Müslüman için yeryüzü bir mescittir. Yeryüzünde huzur ve güven olmalıdır. Nasıl ki, camide huzur ve güven varsa, yeryüzünde de huzur ve güven olmalıdır. Yeryüzünde huzur ve güvensizlik varsa, bunun nedeni, yeryüzünü bir mescit gibi görmeyen nifak ve küfür ekibinin yaymış oldukları fitne ve fesattır. Bu nifak ve küfür ekibi Irak’ta, Suriye’de, Libya’da, Afganistan’da, Mısır’da, Tunus’ta, Fas’ta, Pakistan’da ve Müslüman coğrafyanın diğer yerlerinde nasıl huzursuzluk ve kargaşa yayıyorlarsa, aynısını da Ülkemizde yapmak istiyorlar.
Ey Müslüman, oynanan oyunlar belli!

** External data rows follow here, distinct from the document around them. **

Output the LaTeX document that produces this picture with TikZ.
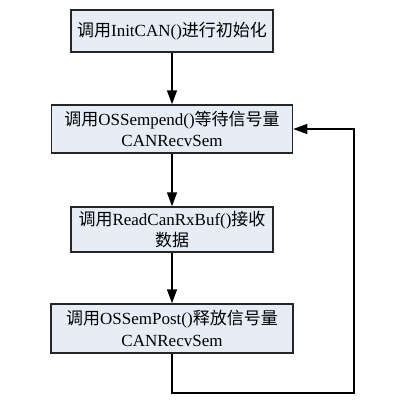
\documentclass[tikz,border=0pt]{standalone}
\usepackage{fontspec}
\setmainfont{Liberation Serif}
\newfontfamily\cjk{Noto Sans CJK SC}
\usetikzlibrary{arrows.meta}
\newcommand{\zh}[1]{{\cjk #1}}
\begin{document}
\begin{tikzpicture}[x=1pt,y=-1pt,
  procbox/.style={draw=black!85, line width=1.5pt, fill={rgb,255:red,230;green,237;blue,247}, align=center, inner sep=0pt, font=\fontsize{17}{21.5}\selectfont},
  flow/.style={draw=black, line width=1.5pt, -{Triangle[length=14pt,width=10pt]}}]
\useasboundingbox (0,0) rectangle (406,400);
\node[procbox, minimum width=202pt, minimum height=42pt] (b1) at (172,31) {\zh{调用}InitCAN()\zh{进行初始化}};
\node[procbox, minimum width=241pt, minimum height=48pt] (b2) at (172,129) {\zh{调用}OSSempend()\zh{等待信号量}\\CANRecvSem};
\node[procbox, minimum width=202pt, minimum height=45pt] (b3) at (172,229.5) {\zh{调用}ReadCanRxBuf()\zh{接收}\\\zh{数据}};
\node[procbox, minimum width=242pt, minimum height=49pt] (b4) at (172,328.5) {\zh{调用}OSSemPost()\zh{释放信号量}\\CANRecvSem};
\coordinate (c1) at (172,393);
\coordinate (c2) at (354,393);
\coordinate (c3) at (354,129);
\draw[flow] (b1) -- (b2);
\draw[flow] (b2) -- (b3);
\draw[flow] (b3) -- (b4);
\draw[flow] (b4.south) -- (c1) -- (c2) -- (c3) -- (b2.east);
\end{tikzpicture}
\end{document}
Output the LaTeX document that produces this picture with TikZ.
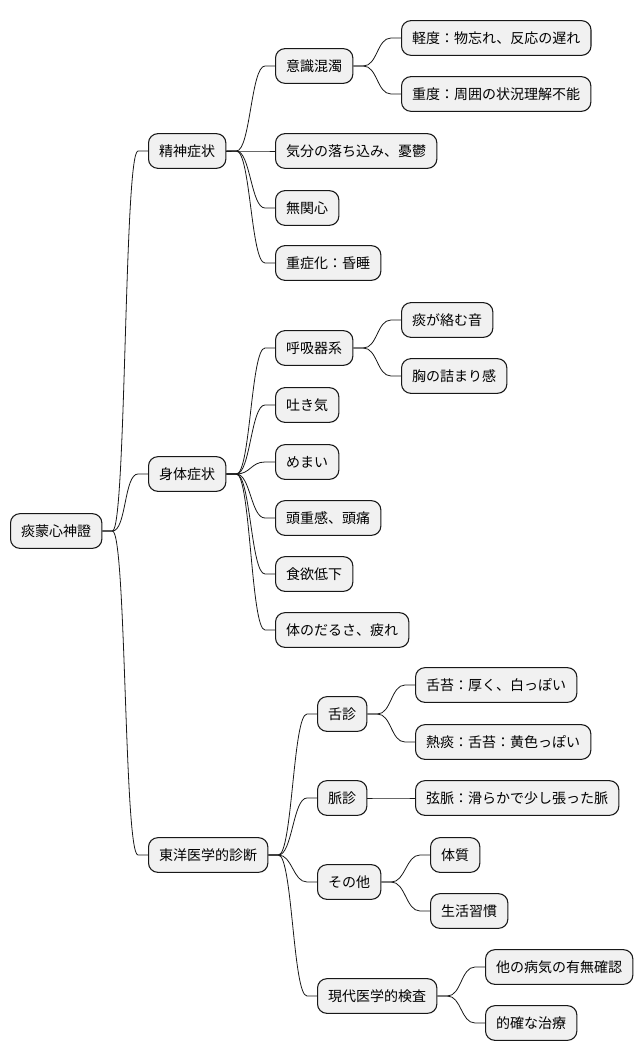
\documentclass[tikz,border=0pt]{standalone}
\usepackage{fontspec}
\setmainfont{Noto Sans CJK JP}
\usetikzlibrary{calc}
\definecolor{NodeFill}{HTML}{F1F1F1}
\definecolor{NodeLine}{HTML}{181818}
\tikzset{
  mm/.style={fill=NodeFill, draw=NodeLine, line width=0.8pt, rounded corners=7pt,
             anchor=west, minimum height=26pt, inner xsep=8pt, inner ysep=0pt,
             font=\fontsize{10.5}{12}\selectfont},
  link/.style={draw=NodeLine, line width=0.6pt}
}
% parent -> child, short straight ends and a bezier between
\newcommand{\mmlink}[2]{%
  \draw[link] (#1.east) -- ++(10,0)
    .. controls ($(#1.east)+(24,0)$) and ($(#2.west)+(-24,0)$) ..
    ($(#2.west)+(-10,0)$) -- (#2.west);}

\begin{document}
\begin{tikzpicture}[x=0.75pt, y=-0.75pt]
  \useasboundingbox (0,0) rectangle (642,1062);
  % root
  \node[mm] (root) at (10,531) {痰蒙心神證};
  % first level
  \node[mm] (s1) at (148,151) {精神症状};
  \node[mm] (s2) at (148,474) {身体症状};
  \node[mm] (s3) at (148,855) {東洋医学的診断};
  % 精神症状
  \node[mm] (s11) at (275,66)  {意識混濁};
  \node[mm] (s111) at (401,38) {軽度：物忘れ、反応の遅れ};
  \node[mm] (s112) at (401,94) {重度：周囲の状況理解不能};
  \node[mm] (s12) at (275,151) {気分の落ち込み、憂鬱};
  \node[mm] (s13) at (275,208) {無関心};
  \node[mm] (s14) at (275,263) {重症化：昏睡};
  % 身体症状
  \node[mm] (s21) at (275,348) {呼吸器系};
  \node[mm] (s211) at (401,320) {痰が絡む音};
  \node[mm] (s212) at (401,376) {胸の詰まり感};
  \node[mm] (s22) at (275,405) {吐き気};
  \node[mm] (s23) at (275,462) {めまい};
  \node[mm] (s24) at (275,518) {頭重感、頭痛};
  \node[mm] (s25) at (275,574) {食欲低下};
  \node[mm] (s26) at (275,630) {体のだるさ、疲れ};
  % 東洋医学的診断
  \node[mm] (s31) at (317,714) {舌診};
  \node[mm] (s311) at (415,685) {舌苔：厚く、白っぽい};
  \node[mm] (s312) at (415,742) {熱痰：舌苔：黄色っぽい};
  \node[mm] (s32) at (317,798) {脈診};
  \node[mm] (s321) at (415,798) {弦脈：滑らかで少し張った脈};
  \node[mm] (s33) at (317,882) {その他};
  \node[mm] (s331) at (430,855) {体質};
  \node[mm] (s332) at (430,911) {生活習慣};
  \node[mm] (s34) at (317,996) {現代医学的検査};
  \node[mm] (s341) at (485,967) {他の病気の有無確認};
  \node[mm] (s342) at (485,1023) {的確な治療};
  % links
  \mmlink{root}{s1} \mmlink{root}{s2} \mmlink{root}{s3}
  \mmlink{s1}{s11} \mmlink{s1}{s12} \mmlink{s1}{s13} \mmlink{s1}{s14}
  \mmlink{s11}{s111} \mmlink{s11}{s112}
  \mmlink{s2}{s21} \mmlink{s2}{s22} \mmlink{s2}{s23}
  \mmlink{s2}{s24} \mmlink{s2}{s25} \mmlink{s2}{s26}
  \mmlink{s21}{s211} \mmlink{s21}{s212}
  \mmlink{s3}{s31} \mmlink{s3}{s32} \mmlink{s3}{s33} \mmlink{s3}{s34}
  \mmlink{s31}{s311} \mmlink{s31}{s312}
  \mmlink{s32}{s321}
  \mmlink{s33}{s331} \mmlink{s33}{s332}
  \mmlink{s34}{s341} \mmlink{s34}{s342}
\end{tikzpicture}
\end{document}
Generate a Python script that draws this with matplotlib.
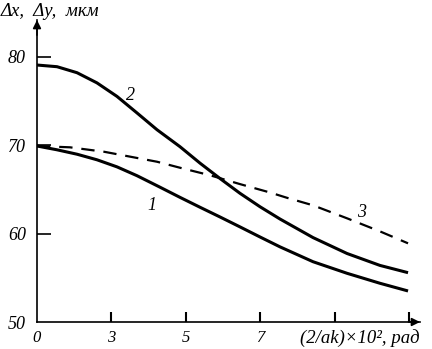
import matplotlib
matplotlib.use("Agg")
import matplotlib.pyplot as plt
import numpy as np

# x in tick-position units (ticks evenly spaced, labelled 0, 3, 5, 7)
x1 = [0.0, 0.269, 0.538, 0.806, 1.075, 1.344, 1.653, 1.922, 2.191, 2.460,
      2.728, 2.997, 3.266, 3.710, 4.167, 4.610, 4.987]
y1 = [69.91, 69.48, 68.98, 68.35, 67.55, 66.55, 65.25, 64.1, 62.98, 61.88,
      60.76, 59.62, 58.5, 56.82, 55.51, 54.38, 53.51]

x2 = [0.0, 0.269, 0.538, 0.806, 1.075, 1.344, 1.613, 1.922, 2.191, 2.460,
      2.728, 2.997, 3.266, 3.710, 4.167, 4.610, 4.987]
y2 = [79.07, 78.88, 78.2, 77.05, 75.52, 73.65, 71.75, 69.83, 67.97, 66.23,
      64.56, 63.04, 61.65, 59.55, 57.75, 56.4, 55.58]

x3 = [0.0, 0.444, 0.901, 1.613, 1.922, 2.325, 2.728, 3.132, 3.360, 3.710,
      4.167, 4.610, 4.987]
y3 = [69.91, 69.76, 69.26, 68.13, 67.45, 66.6, 65.6, 64.65, 64.05, 63.2,
      61.73, 60.25, 58.90]

xtick_pos = [0, 1, 2, 3, 4, 5]
xtick_labels = ["0", "3", "5", "7", "", ""]
ytick_vals = [50, 60, 70, 80]

plt.rcParams['font.family'] = ['Liberation Serif', 'DejaVu Serif']

fig = plt.figure(figsize=(4.32, 3.49), dpi=100)
W, H = 432, 349
x0, xend = 37, 420
yb, ytop = 322, 20
ax = fig.add_axes([x0 / W, (H - yb) / H, (xend - x0) / W, (yb - ytop) / H])
px_per_x = 74.4
px_per_y = 8.84
ax.set_xlim(0, (xend - x0) / px_per_x)
ax.set_ylim(50, 50 + (yb - ytop) / px_per_y)

ax.plot(x1, y1, color='black', lw=2.2, solid_capstyle='butt', solid_joinstyle='round')
ax.plot(x2, y2, color='black', lw=2.2, solid_capstyle='butt', solid_joinstyle='round')
ax.plot(x3, y3, color='black', lw=1.6, dashes=(6, 4))

for s in ['top', 'right']:
    ax.spines[s].set_visible(False)
for s in ['left', 'bottom']:
    ax.spines[s].set_linewidth(1.2)

ax.set_xticks(xtick_pos)
ax.set_xticklabels(xtick_labels, fontstyle='italic', fontsize=12)
ax.set_yticks(ytick_vals)
ax.set_yticklabels([str(v) for v in ytick_vals], fontstyle='italic', fontsize=13)
ax.tick_params(axis='x', direction='in', length=7, width=1.5, pad=6)
ax.tick_params(axis='y', direction='in', length=10, width=1.2, pad=8)
ax.xaxis.get_major_ticks()[0].tick1line.set_visible(False)
ax.yaxis.get_major_ticks()[0].tick1line.set_visible(False)

# arrows
ax.annotate('', xy=(1.0, 0), xytext=(0.97, 0), xycoords='axes fraction',
            arrowprops=dict(arrowstyle='-|>', color='black', lw=1.2,
                            mutation_scale=12, shrinkA=0, shrinkB=0))
ax.annotate('', xy=(0, 1.0), xytext=(0, 0.95), xycoords='axes fraction',
            arrowprops=dict(arrowstyle='-|>', color='black', lw=1.2,
                            mutation_scale=12, shrinkA=0, shrinkB=0))

fig.text(1 / W, 1 - 12 / H, 'Δx,  Δy,  мкм', fontstyle='italic', fontsize=13.5,
         ha='left', va='center')
fig.text(300 / W, 1 - 338 / H, '(2/ak)×10², рад', fontstyle='italic', fontsize=13.5,
         ha='left', va='center')

ax.text((130 - x0) / px_per_x, 50 + (yb - 95) / px_per_y, '2', fontstyle='italic',
        fontsize=13, ha='center', va='center')
ax.text((152 - x0) / px_per_x, 50 + (yb - 205) / px_per_y, '1', fontstyle='italic',
        fontsize=13, ha='center', va='center')
ax.text((362 - x0) / px_per_x, 50 + (yb - 212) / px_per_y, '3', fontstyle='italic',
        fontsize=13, ha='center', va='center')

fig.savefig('out.png', dpi=100)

Türkiye, kirli ve dış güdümlü bir oyuna ve kardeş kardeşle düşman olmaya doğru çekiliyor. Bu oyun Amerika’dan, İsrail’den mi kaynaklanıyor? Araştırmaya dahi lüzum yok. Esasında, nerden kaynaklandığı önemli de değil. Bizim başımıza bir musibet ve sıkıntı geldiğinde en çok kim sevinecek? Ona bakmak yeterlidir. Bu oyuna en çok sevinecekler, Amerikalılardır, İsraillilerdir. Ya da içimizdeki münafıklardır. Müslümana düşen en büyük görev, münafığı ve kâfiri sevindirmemektir. Oyuna gelmemektir.
Artık bu oyuna gelmeyeceğiz değil mi! Vesselam.